Noel Díaz è un giornalista messicano che nel 2016 era sull’aereo che portava papa Francesco a Città del Messico. Era stato bambino poverissimo che aveva attraversato mano nella mano di sua madre il confine con gli Stati Uniti. Clandestini. Per due volte espulso per tre volte rientrato e finalmente regolare. Aveva lavorato duro come bambino lustrascarpe, ma sua madre soprattutto aveva lavorato duro come venditrice agli angoli di strada per dare a lui un avvenire. E ce l’aveva fatta. Ora suo figlio Noel era un giornalista sull’aereo del papa.

È costume dei giornalisti che accompagnano Francesco nei suoi viaggi apostolici fargli dono di qualcosa una volta che sono sull’aereo. Quando fu il suo turno Noel Diaz tirò fuori una cassa da lustrascarpe e tra la sorpresa generale si inginocchiò e lucidò le scarpe al papa dicendogli: “Santo Padre, questo è un omaggio alle persone che, come mia mamma, lavorano ogni giorno per le strade di tutto il mondo per mantenere le loro famiglie».

Per me, di questi tempi la settimana santa per i cristiani dovrebbe essere innanzitutto la settimana del dolore delle madri che in tutto il mondo s’ammazzano per il bene dei figli e che non ce la fanno. Perché li vedono respinti alle frontiere che cercano di attraversare per un luogo migliore per vivere. O perché espulsi una volta che sono riusciti ad attraversarle. O peggio ancora, perché nelle zone di guerra li vedono morire o soffrire la fame o impazzire dal dolore della perdita di tutto. Penso all’Ucraina, ovviamente. E penso al Sudan in cui le mamme assistono impotenti alla morte o al lento morire dei loro piccoli. E penso infine alla Palestina, la terra dove visse il suo atroce dolore la mamma di Gesù e continuano a vivere i loro atroci dolori le mamme dei bambini palestinesi (e hanno vissuto le mamme israeliane dopo il 7 ottobre, e ancora le mamme degli ostaggi).
Anche gli uomini soffrono, anche i padri, i nonni. Ma credo che quello delle mamme sia un altro continente. Imparagonabile.

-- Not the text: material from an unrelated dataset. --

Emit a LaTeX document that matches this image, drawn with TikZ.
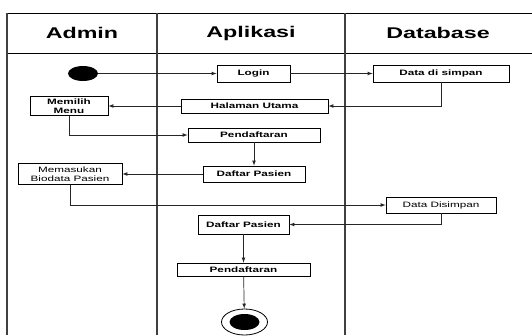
\documentclass[tikz,border=0pt]{standalone}
\usepackage{fontspec}
\newfontfamily\diagfont[FakeStretch=1.5]{Liberation Sans}
\usepackage{tikz}
\usetikzlibrary{shapes.geometric}
\usetikzlibrary{arrows}

\tikzset{
  lane/.style = {line width = 1.3pt, color = black!75},
  act/.style = {draw, line width = 0.8pt, inner sep = 0pt, align = center,
    font = \diagfont\fontsize{7.8}{8.5}\selectfont\bfseries},
  actplain/.style = {act, font = \diagfont\fontsize{7.8}{8.5}\selectfont},
  flow/.style = {-latex, line width = 0.7pt, color = black!85}
}

\begin{document}
\begin{tikzpicture}[x = 1pt, y = -1pt]
\useasboundingbox (0, 0) rectangle (532, 335);

% swimlanes
\draw [line width = 0.8pt] (7, 13) -- (532, 13);
\draw [line width = 0.8pt] (7, 53) -- (532, 53);
\draw [lane] (7, 13) -- (7, 335);
\draw [lane] (157, 13) -- (157, 335);
\draw [lane] (345, 13) -- (345, 335);

\node (admin) at (82, 33) {\diagfont\fontsize{15.5}{16}\selectfont\bfseries Admin};
\node (aplikasi) at (251, 33) {\diagfont\fontsize{15.5}{16}\selectfont\bfseries Aplikasi};
\node (database) at (438, 33) {\diagfont\fontsize{15.5}{16}\selectfont\bfseries Database};

% activities
\node [ellipse, fill = black, minimum width = 30pt, minimum height = 15pt, inner sep = 0pt]
    (start) at (83, 73.5) {};
\node [act, minimum width = 73pt, minimum height = 17pt] (login) at (253.5, 73.5) {Login};
\node [act, minimum width = 136pt, minimum height = 17pt] (simpan1) at (441, 73.5) {Data di simpan};
\node [act, minimum width = 147pt, minimum height = 14pt] (utama) at (254.5, 106) {Halaman Utama};
\node [act, minimum width = 78pt, minimum height = 19pt] (menu) at (69, 106) {Memilih\\Menu};
\node [act, minimum width = 132pt, minimum height = 14pt] (daftar1) at (254, 135) {Pendaftaran};
\node [act, minimum width = 102pt, minimum height = 16pt] (pasien1) at (254, 174) {Daftar Pasien};
\node [actplain, minimum width = 104pt, minimum height = 21pt] (biodata) at (70, 174) {Memasukan\\Biodata Pasien};
\node [actplain, minimum width = 110pt, minimum height = 16pt] (simpan2) at (441, 205) {Data Disimpan};
\node [act, minimum width = 91pt, minimum height = 19pt] (pasien2) at (243.5, 224.5) {Daftar Pasien};
\node [act, minimum width = 133pt, minimum height = 13pt] (daftar2) at (243.5, 269.5) {Pendaftaran};
\node [ellipse, draw, line width = 0.8pt, minimum width = 46pt, minimum height = 26pt, inner sep = 0pt]
    (finish) at (244.5, 322) {};
\node [ellipse, fill = black, minimum width = 30pt, minimum height = 16pt, inner sep = 0pt]
    (finishdot) at (244.5, 322) {};

% flows
\draw [flow] (start) -- (login);
\draw [flow] (login) -- (simpan1);
\draw [flow] (simpan1.south) |- (utama.east);
\draw [flow] (utama) -- (menu);
\draw [flow] (menu.south) |- (daftar1.west);
\draw [flow] (daftar1) -- (pasien1);
\draw [flow] (pasien1) -- (biodata);
\draw [flow] (biodata.south) |- (simpan2.west);
\draw [flow] (simpan2.south) |- (pasien2.east);
\draw [flow] (pasien2) -- (daftar2);
\draw [flow] (daftar2) -- (finish);
\end{tikzpicture}
\end{document}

Samah Jabr è una psichiatra che è stata a capo dell’Unità salute mentale del ministero della Salute dell’Autorità nazionale palestinese ed è professoressa associata di Psichiatria e Scienze Comportamentali presso la George Washington University di Washington DC. C’è un passo di una sua recente intervista curata da Maria Nadotti e pubblicata sulla newsletter “Doppiozero”che mi colpisce molto:

“MN: C’è, oggi, in Palestina una sofferenza specificamente femminile?
SJ: Sì, un forte senso di colpa, che nasce dall’incapacità di proteggere la vita dei propri figli. C’è una peculiare forma di depressione che colpisce in particolare le donne incinte o le puerpere: perché dare la vita a un figlio se non è dato vederli crescere o vedere riconosciuta la loro e nostra umanità?”

Vorrei dire a coloro che andranno nelle chiese a seguire tutti i cerimoniali della Settimana santa e canteranno e mediteranno sul dolore della Madonna: potete meditare sul dolore di quella Madre senza che vi sfiori la mente il dolore di queste Madri?


Samah Jabr conclude la sua intervista in questo modo:
“Penso a Sofocle e alla sua Antigone:
Ismene: Se le cose stanno così, misera, ugualmente vano è che io faccia una cosa o il suo contrario.
Antigone: Vedi un po’ tu se vuoi con me portare il peso e con me agire”.